- WHAT YOU WILL DO: Transcribe only the part of the material below that begins at the line containing "Give me the Plotly source for this chart." and ends at the line containing "2.8, 2.3, 1.4, 0.3]", with both kept and images left out.

* Begin *

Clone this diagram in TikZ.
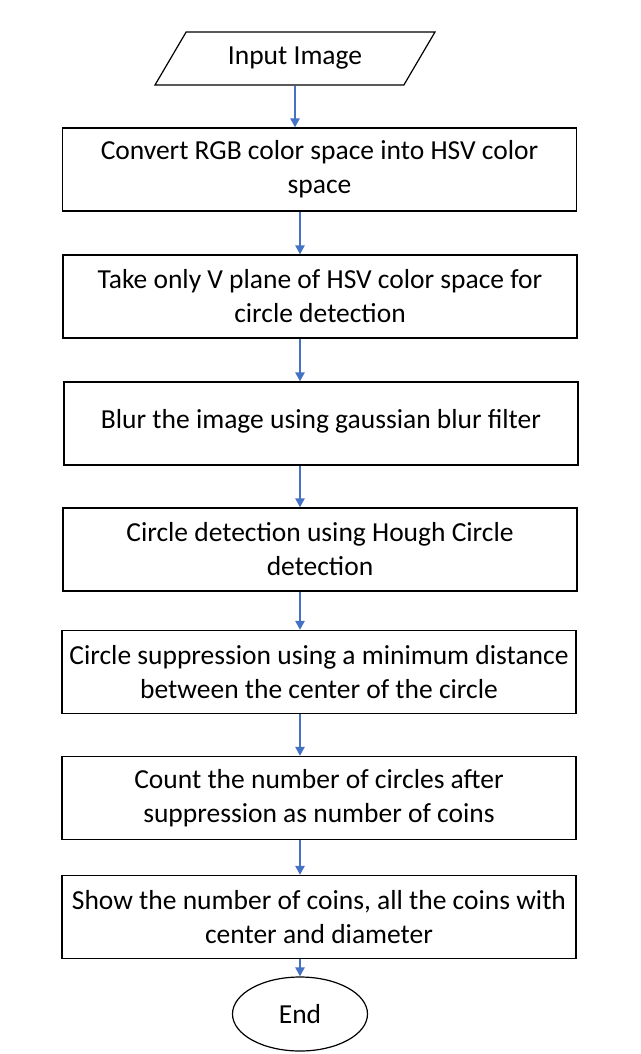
\documentclass[tikz,border=0pt]{standalone}
\usepackage{fontspec}
\setmainfont{Carlito}
\usetikzlibrary{shapes.geometric,arrows.meta}

\definecolor{flowblue}{RGB}{68,114,196}

\tikzset{
    process/.style={draw, line width=1.2pt, minimum width=514pt, minimum height=83pt,
        align=center, font=\fontsize{27.5}{34}\selectfont},
    iobox/.style={trapezium, trapezium left angle=43, trapezium right angle=137,
        trapezium stretches body, draw, line width=1.2pt, minimum width=280pt,
        minimum height=53pt, font=\fontsize{27.5}{34}\selectfont},
    terminal/.style={ellipse, draw, line width=1.2pt, minimum width=135pt,
        minimum height=74pt, font=\fontsize{27.5}{34}\selectfont},
    flow/.style={flowblue, line width=2.2pt, -{Triangle[length=9pt,width=9pt]}}
}

\begin{document}
\begin{tikzpicture}[x=1pt, y=-1pt]
            \useasboundingbox (0,0) rectangle (640,1054);

            % Draw flowchart blocks
            \node[iobox] (in) at (295,58.5) {Input Image};
            \node[process] (rgb) at (319.5,169.5) {Convert RGB color space into HSV color\\space};
            \node[process] (vplane) at (320,296.5) {Take only V plane of HSV color space for\\circle detection};
            \node[process] (blur) at (321,423.5) {\raisebox{9pt}{Blur the image using gaussian blur filter}};
            \node[process] (hough) at (320,549.5) {Circle detection using Hough Circle\\detection};
            \node[process] (supp) at (319,672) {Circle suppression using a minimum distance\\between the center of the circle};
            \node[process] (count) at (319,798) {Count the number of circles after\\suppression as number of coins};
            \node[process] (show) at (319,917) {Show the number of coins, all the coins with\\center and diameter};
            \node[terminal] (end) at (300,1014) {End};

            % Add arrows
            \coordinate (axis) at (300,0);
            \draw[flow] (in.south) -- (in.south |- rgb.north);
            \draw[flow] (rgb.south -| axis) -- (vplane.north -| axis);
            \draw[flow] (vplane.south -| axis) -- (blur.north -| axis);
            \draw[flow] (blur.south -| axis) -- (hough.north -| axis);
            \draw[flow] (hough.south -| axis) -- (supp.north -| axis);
            \draw[flow] (supp.south -| axis) -- (count.north -| axis);
            \draw[flow] (count.south -| axis) -- (show.north -| axis);
            \draw[flow] (show.south -| axis) -- (end.north);
        \end{tikzpicture}
\end{document}
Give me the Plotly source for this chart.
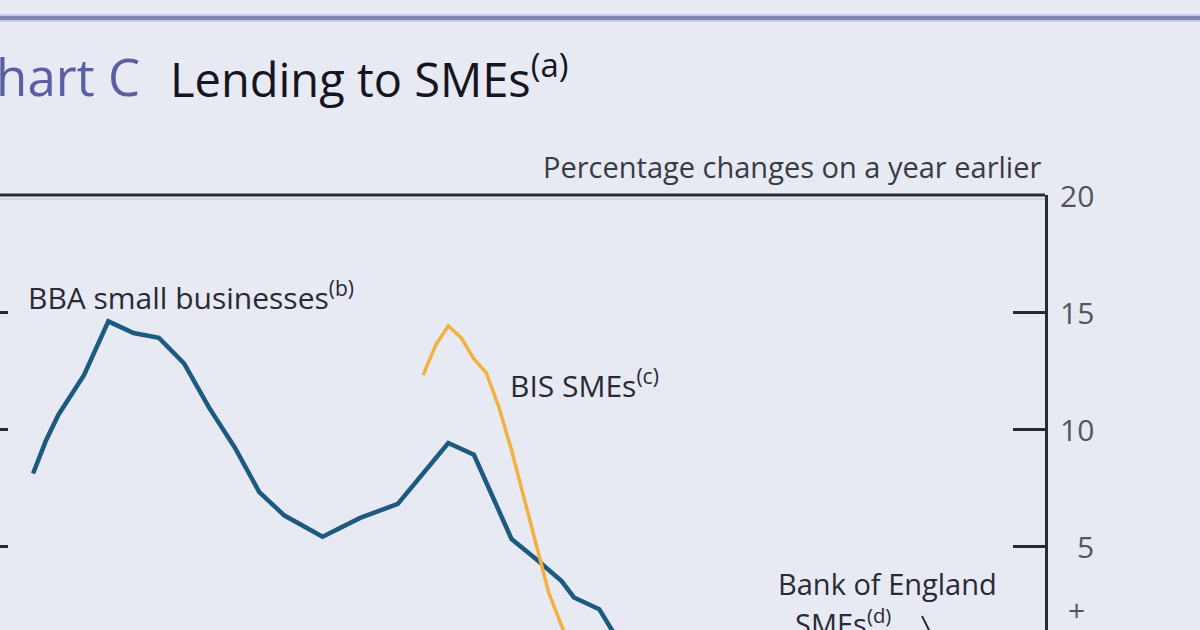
import plotly.graph_objects as go

# --- data (annual % change) ---
bba_dates = ["2005-10-01", "2005-11-01", "2005-12-01", "2006-02-01", "2006-04-01",
             "2006-06-01", "2006-08-01", "2006-10-01", "2006-12-01", "2007-02-01",
             "2007-04-01", "2007-06-01", "2007-09-01", "2007-12-01", "2008-03-01",
             "2008-07-01", "2008-09-01", "2008-12-01", "2009-02-01", "2009-04-01",
             "2009-05-01", "2009-07-01", "2009-08-01", "2009-10-01"]
bba_values = [8.1, 9.5, 10.6, 12.3, 14.6,
              14.1, 13.9, 12.8, 10.9, 9.2,
              7.3, 6.3, 5.4, 6.2, 6.8,
              9.4, 8.9, 5.3, 4.4, 3.5,
              2.8, 2.3, 1.4, 0.3]

bis_dates = ["2008-05-01", "2008-06-01", "2008-07-01", "2008-08-01", "2008-09-01",
             "2008-10-01", "2008-11-01", "2008-12-01", "2009-01-01", "2009-02-01",
             "2009-03-01", "2009-04-01", "2009-05-01"]
bis_values = [12.3, 13.6, 14.4, 13.9, 13.0,
              12.4, 10.9, 9.1, 7.0, 4.9,
              3.0, 1.6, 0.2]

y_ticks = [5, 10, 15, 20]
y_tick_labels = ["5", "10", "15", "20"]

BG = "#e7e9f3"
INK = "#2a2a36"
BLUE = "#1d5a80"
ORANGE = "#f2b13e"
FONT = "Open Sans"

# plot box in pixels: left 0, right 1045, top 195, bottom 630
W, H, TOP = 1045, 435, 195
Y_MAX = 20
Y_MIN = Y_MAX - H / 23.4


def px(x):
    return x / W


def py(y):
    return (TOP + H - y) / H


fig = go.Figure()

fig.add_trace(go.Scatter(x=bba_dates, y=bba_values, mode="lines",
                         line=dict(color=BLUE, width=4.5), showlegend=False))
fig.add_trace(go.Scatter(x=bis_dates, y=bis_values, mode="lines",
                         line=dict(color=ORANGE, width=3.5), showlegend=False))
# dummy trace so the left-hand axis gets drawn
fig.add_trace(go.Scatter(x=[None], y=[None], yaxis="y2", showlegend=False))

annotations = [
    dict(x=px(142), y=py(76), text="Chart C", xanchor="right",
         font=dict(size=51, color="#5b5ea4")),
    dict(x=px(168), y=py(76), text="Lending to SMEs<sup>(a)</sup>", xanchor="left",
         font=dict(size=47, color="#15151f")),
    dict(x=px(1043), y=py(167), text="Percentage changes on a year earlier",
         xanchor="right", font=dict(size=29, color="#3a3a46")),
    dict(x=px(26), y=py(296), text="BBA small businesses<sup>(b)</sup>",
         xanchor="left", font=dict(size=30, color=INK)),
    dict(x=px(508), y=py(384), text="BIS SMEs<sup>(c)</sup>",
         xanchor="left", font=dict(size=30, color=INK)),
    dict(x=px(776), y=py(583), text="Bank of England",
         xanchor="left", font=dict(size=29, color=INK)),
    dict(x=px(793), y=py(622), text="SMEs<sup>(d)</sup>",
         xanchor="left", font=dict(size=29, color=INK)),
    dict(x=px(1076), y=2.3, yref="y", text="+", xanchor="center",
         font=dict(size=30, color="#55555f")),
]
for v, t in zip(y_ticks, y_tick_labels):
    annotations.append(dict(x=px(1096), y=v, yref="y", text=t, xanchor="right",
                            font=dict(size=30, color="#55555f")))
for a in annotations:
    a.setdefault("xref", "paper")
    a.setdefault("yref", "paper")
    a["showarrow"] = False
    a["yanchor"] = "middle"

shapes = [
    # frame: top edge (right edge is the y axis line)
    dict(type="line", xref="paper", yref="paper", x0=0, x1=1, y0=1, y1=1,
         line=dict(color=INK, width=3)),
    dict(type="line", xref="paper", yref="paper", x0=0, x1=1, y0=py(199), y1=py(199),
         line=dict(color="#d0d3dc", width=2)),
    # band at the very top of the page
    dict(type="line", xref="paper", yref="paper", x0=px(-5), x1=px(1205),
         y0=py(18), y1=py(18), line=dict(color="#c9c9ee", width=8)),
    dict(type="line", xref="paper", yref="paper", x0=px(-5), x1=px(1205),
         y0=py(18), y1=py(18), line=dict(color="#8386b2", width=4)),
    # leader from the Bank of England label
    dict(type="line", xref="paper", yref="paper", x0=px(922), x1=px(934),
         y0=py(616), y1=py(640), line=dict(color=INK, width=2)),
]

fig.update_layout(
    width=1200, height=630,
    margin=dict(l=0, r=1200 - W, t=TOP, b=0),
    paper_bgcolor=BG, plot_bgcolor=BG,
    font=dict(family=FONT, color=INK),
    xaxis=dict(type="date", range=["2005-07-13", "2012-06-13"], visible=False),
    yaxis=dict(range=[Y_MIN, Y_MAX], side="right", tickvals=y_ticks,
               showticklabels=False, ticks="inside", ticklen=32, tickwidth=3,
               tickcolor=INK, showline=True, linecolor=INK, linewidth=3,
               showgrid=False, zeroline=False),
    yaxis2=dict(range=[Y_MIN, Y_MAX], overlaying="y", side="left",
                tickvals=y_ticks, showticklabels=False, ticks="inside",
                ticklen=8, tickwidth=3, tickcolor=INK, showline=False,
                showgrid=False, zeroline=False),
    annotations=annotations,
    shapes=shapes,
)

fig.write_html("out.html", config={"displayModeBar": False},
               post_script="document.body.style.margin='0';"
                           "document.body.style.background='%s';" % BG)
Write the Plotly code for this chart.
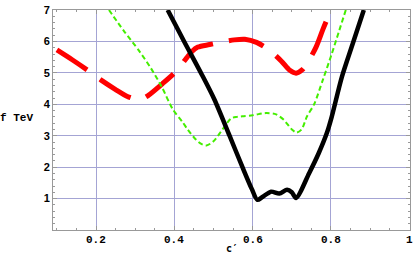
import plotly.graph_objects as go

# red thick dashed curve
red_c = [0.10, 0.14, 0.18, 0.213, 0.25, 0.28, 0.30, 0.315, 0.332, 0.37, 0.406, 0.431,
         0.445, 0.46, 0.49, 0.513, 0.553, 0.58, 0.61, 0.642, 0.673, 0.695, 0.711, 0.727,
         0.741, 0.762, 0.78, 0.80]
red_f = [5.73, 5.41, 5.07, 4.77, 4.47, 4.25, 4.17, 4.16, 4.27, 4.66, 5.07, 5.47,
         5.68, 5.82, 5.90, 5.96, 6.05, 6.07, 5.97, 5.73, 5.38, 5.08, 4.99, 5.10,
         5.34, 5.82, 6.40, 7.00]

# green thin dashed curve
green_c = [0.233, 0.27, 0.31, 0.34, 0.368, 0.396, 0.42, 0.434, 0.455, 0.47, 0.482, 0.50,
           0.523, 0.545, 0.56, 0.574, 0.60, 0.634, 0.66, 0.68, 0.70, 0.712, 0.725, 0.739,
           0.757, 0.78, 0.802, 0.82, 0.838]
green_f = [7.0, 6.35, 5.7, 5.15, 4.55, 3.84, 3.45, 3.2, 2.88, 2.73, 2.69, 2.82,
           3.2, 3.55, 3.6, 3.62, 3.65, 3.72, 3.68, 3.5, 3.2, 3.1, 3.2, 3.62,
           4.0, 4.8, 5.6, 6.3, 7.0]

# black solid curve
black_c = [0.383, 0.425, 0.47, 0.502, 0.541, 0.574, 0.598, 0.612, 0.625, 0.647, 0.668,
           0.688, 0.700, 0.711, 0.744, 0.769, 0.79, 0.802, 0.828, 0.855, 0.884]
black_f = [7.0, 6.0, 4.95, 4.16, 3.0, 2.0, 1.3, 0.96, 1.05, 1.22, 1.16,
           1.28, 1.2, 1.02, 1.8, 2.45, 3.1, 3.6, 4.87, 5.9, 7.0]

x_ticks = [0.2, 0.4, 0.6, 0.8, 1.0]
x_tick_labels = ["0.2", "0.4", "0.6", "0.8", "1"]
y_ticks = [1, 2, 3, 4, 5, 6, 7]
y_tick_labels = ["1", "2", "3", "4", "5", "6", "7"]

MONO = "Liberation Mono, Courier New, monospace"
SANS = "Liberation Sans, Arial, sans-serif"

fig = go.Figure()
fig.add_trace(go.Scatter(x=red_c, y=red_f, mode="lines",
                         line=dict(color="#ff0000", width=5, dash="36px,16px",
                                   shape="spline", smoothing=0.8)))
fig.add_trace(go.Scatter(x=green_c, y=green_f, mode="lines",
                         line=dict(color="#44ee00", width=2, dash="5px,3px",
                                   shape="spline", smoothing=0.8)))
fig.add_trace(go.Scatter(x=black_c, y=black_f, mode="lines",
                         line=dict(color="#000000", width=4.5,
                                   shape="spline", smoothing=0.8)))

L, R, T, B = 53, 5, 10, 30
W, H = 415, 260
pw, ph = W - L - R, H - T - B

grid = "#a4a4d4"
annotations = [
    dict(text="f TeV", x=(35 - L) / pw, y=(T + ph - 118) / ph, xref="paper", yref="paper",
         xanchor="right", yanchor="middle", showarrow=False,
         font=dict(family=MONO, size=11, color="black", weight="bold")),
    dict(text="c′", x=0.5, y=(T + ph - 248) / ph, xref="paper", yref="paper",
         xanchor="center", yanchor="middle", showarrow=False,
         font=dict(family="DejaVu Sans Mono, " + MONO, size=10, color="black", weight="bold")),
]
for v, t in zip(x_ticks, x_tick_labels):
    annotations.append(dict(text=t, x=v, xref="x", y=(T + ph - 240) / ph, yref="paper",
                            xanchor="center", yanchor="middle", showarrow=False,
                            font=dict(family=MONO, size=11, color="black", weight="bold")))

fig.update_layout(
    width=W, height=H,
    margin=dict(l=L, r=R, t=T, b=B),
    paper_bgcolor="white", plot_bgcolor="white",
    showlegend=False,
    xaxis=dict(range=[0.09, 1.002], tickvals=x_ticks, showticklabels=False,
               showgrid=True, gridcolor=grid, gridwidth=1, zeroline=False,
               showline=True, linecolor="#999999", linewidth=1, mirror="allticks",
               ticks="inside", ticklen=4, tickcolor="#999999",
               minor=dict(dtick=0.05, tick0=0, ticks="inside", ticklen=2,
                          tickcolor="#999999", showgrid=False)),
    yaxis=dict(range=[0, 7], tickvals=y_ticks, ticktext=y_tick_labels,
               showgrid=True, gridcolor=grid, gridwidth=1, zeroline=False,
               showline=True, linecolor="#999999", linewidth=1, mirror="allticks",
               ticks="inside", ticklen=4, tickcolor="#999999",
               minor=dict(dtick=0.2, tick0=0, ticks="inside", ticklen=2,
                          tickcolor="#999999", showgrid=False),
               tickfont=dict(family=SANS, size=11, color="black", weight="bold")),
    annotations=annotations,
)
fig.write_html("out.html", config={"displayModeBar": False},
               post_script="document.body.style.margin='0';document.body.style.overflow='hidden';")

* End *

- RESULT OF THIS EXERCISE:
Give me the Plotly source for this chart.
import plotly.graph_objects as go

# --- data (annual % change) ---
bba_dates = ["2005-10-01", "2005-11-01", "2005-12-01", "2006-02-01", "2006-04-01",
             "2006-06-01", "2006-08-01", "2006-10-01", "2006-12-01", "2007-02-01",
             "2007-04-01", "2007-06-01", "2007-09-01", "2007-12-01", "2008-03-01",
             "2008-07-01", "2008-09-01", "2008-12-01", "2009-02-01", "2009-04-01",
             "2009-05-01", "2009-07-01", "2009-08-01", "2009-10-01"]
bba_values = [8.1, 9.5, 10.6, 12.3, 14.6,
              14.1, 13.9, 12.8, 10.9, 9.2,
              7.3, 6.3, 5.4, 6.2, 6.8,
              9.4, 8.9, 5.3, 4.4, 3.5,
              2.8, 2.3, 1.4, 0.3]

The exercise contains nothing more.